Although his film career didn’t skyrocket, he did have a pretty great run directing music videos. Some songs include “Africa” and “Rosanna” by Toto, “Billie Jean” by Michael Jackson, “Take on Me” by A-ha, and “Money for Nothing” by Dire Straits. Also of note, the production company behind the then groundbreaking effects of “Money for Nothing”, Mainframe Entertainment (now known as Rainmaker Entertainment), went on to do even more innovative work, including the series ReBoot and another personal favorite of mine, Beast Wars: Transformers.
6. Bonus Shit
In what is both awesome and insanely baffling, a “Special Edition” version of the film was released in Germany in 2010 containing an alternate ending, audio commentary from Barron, and alternate takes, specifically ones where Michelangelo’s nunchaku are edited out because of weird legality laws. For example, there is a scene in the film where Mikey has a nunchaku dual with a member of the Foot. It’s badass, comedic, and extremely impressive all at once.

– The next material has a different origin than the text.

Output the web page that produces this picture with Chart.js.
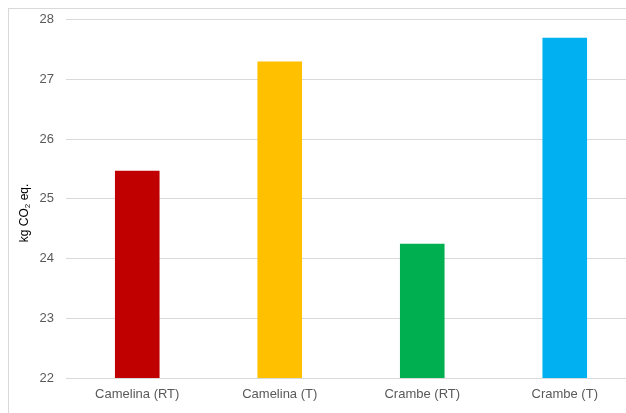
<!DOCTYPE html>
<html>
<head>
<meta charset="utf-8">
<script src="https://cdn.jsdelivr.net/npm/chart.js@4/dist/chart.umd.min.js"></script>
<style>
  html, body { margin: 0; padding: 0; background: #fff; overflow: hidden; }
  #wrap { position: relative; width: 626px; height: 413px; overflow: hidden; }
  #grafica { position: absolute; left: 0; top: 0; }
  #marco { position: absolute; left: 8px; top: 8px; width: 700px; height: 500px;
           border: 1px solid #d9d9d9; pointer-events: none; }
</style>
</head>
<body>
<div id="wrap">
  <canvas id="grafica" width="640" height="413"></canvas>
  <div id="marco"></div>
</div>
<script>
// Datos
const categorias = ['Camelina (RT)', 'Camelina (T)', 'Crambe (RT)', 'Crambe (T)'];
const valores = [25.47, 27.3, 24.25, 27.7];
const colores = ['#C00000', '#FFC000', '#00B050', '#00B0F0'];
const yMin = 22;
const yMax = 28;
// titulo del eje y en tres trozos: texto, subindice, texto
const tituloY = ['kg CO', '2', ' eq.'];

const gris = '#595959';
const lineaGris = '#d9d9d9';

// Dibuja el titulo del eje y con el 2 como subindice
const tituloPlugin = {
    id: 'tituloY',
    afterDraw(chart) {
        const ctx = chart.ctx;
        const area = chart.chartArea;
        const fuente = '12px "Liberation Sans", Arial, sans-serif';
        const fuenteSub = '8px "Liberation Sans", Arial, sans-serif';
        ctx.save();
        ctx.font = fuente;
        const a = ctx.measureText(tituloY[0]).width;
        const c = ctx.measureText(tituloY[2]).width;
        ctx.font = fuenteSub;
        const b = ctx.measureText(tituloY[1]).width;
        const total = a + b + c;
        const centro = (area.top + area.bottom) / 2 + 14;
        ctx.translate(25, centro);
        ctx.rotate(-Math.PI / 2);
        ctx.fillStyle = '#000';
        ctx.textBaseline = 'middle';
        ctx.textAlign = 'left';
        let x = -total / 2;
        ctx.font = fuente;
        ctx.fillText(tituloY[0], x, 0);
        x += a;
        ctx.font = fuenteSub;
        ctx.fillText(tituloY[1], x, 3);
        x += b;
        ctx.font = fuente;
        ctx.fillText(tituloY[2], x, 0);
        ctx.restore();
    }
};

new Chart(document.getElementById('grafica'), {
    type: 'bar',
    data: {
        labels: categorias,
        datasets: [{
            data: valores,
            backgroundColor: colores,
            borderWidth: 0,
            barPercentage: 0.313,
            categoryPercentage: 1
        }]
    },
    options: {
        responsive: false,
        animation: false,
        layout: { padding: { left: 0, right: 4, top: 18, bottom: 0 } },
        plugins: {
            legend: { display: false },
            tooltip: { enabled: false }
        },
        scales: {
            x: {
                grid: { display: false },
                border: { display: true, color: lineaGris, width: 1 },
                ticks: {
                    color: gris,
                    padding: 1,
                    font: { family: 'Liberation Sans', size: 13 }
                },
                afterFit: function (scale) { scale.height = 35; }
            },
            y: {
                min: yMin,
                max: yMax,
                grid: { color: lineaGris, drawTicks: false },
                border: { display: false },
                ticks: {
                    stepSize: 1,
                    color: gris,
                    padding: 12,
                    font: { family: 'Liberation Sans', size: 13 }
                },
                afterFit: function (scale) { scale.width = 66; }
            }
        }
    },
    plugins: [tituloPlugin]
});
</script>
</body>
</html>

This is the German version of that same scene.
It completely omits the entire encounter! Along with using cuts that hide or remove the Party Dude’s weapon of choice, the scene is also riddled with over the top cartoon-like sounds at every moment of the fight. A lot of this was due to some backlash with concerns that the film was too violent. While it was aimed mostly at kids, all the fighting is pretty tame and almost always punctuated by a joke.
Finally, I’ll leave you with one of the best scenes from the film where Raphael meets Casey Jones for the first time, mostly for the 11/10 yelling of the word “damn” at the end. Also, the man in cab who asks “What the heck was that?” is Josh Pais, the actor who both voiced Raphael and was the in-suit performer, the only one of the four Turtles to do both.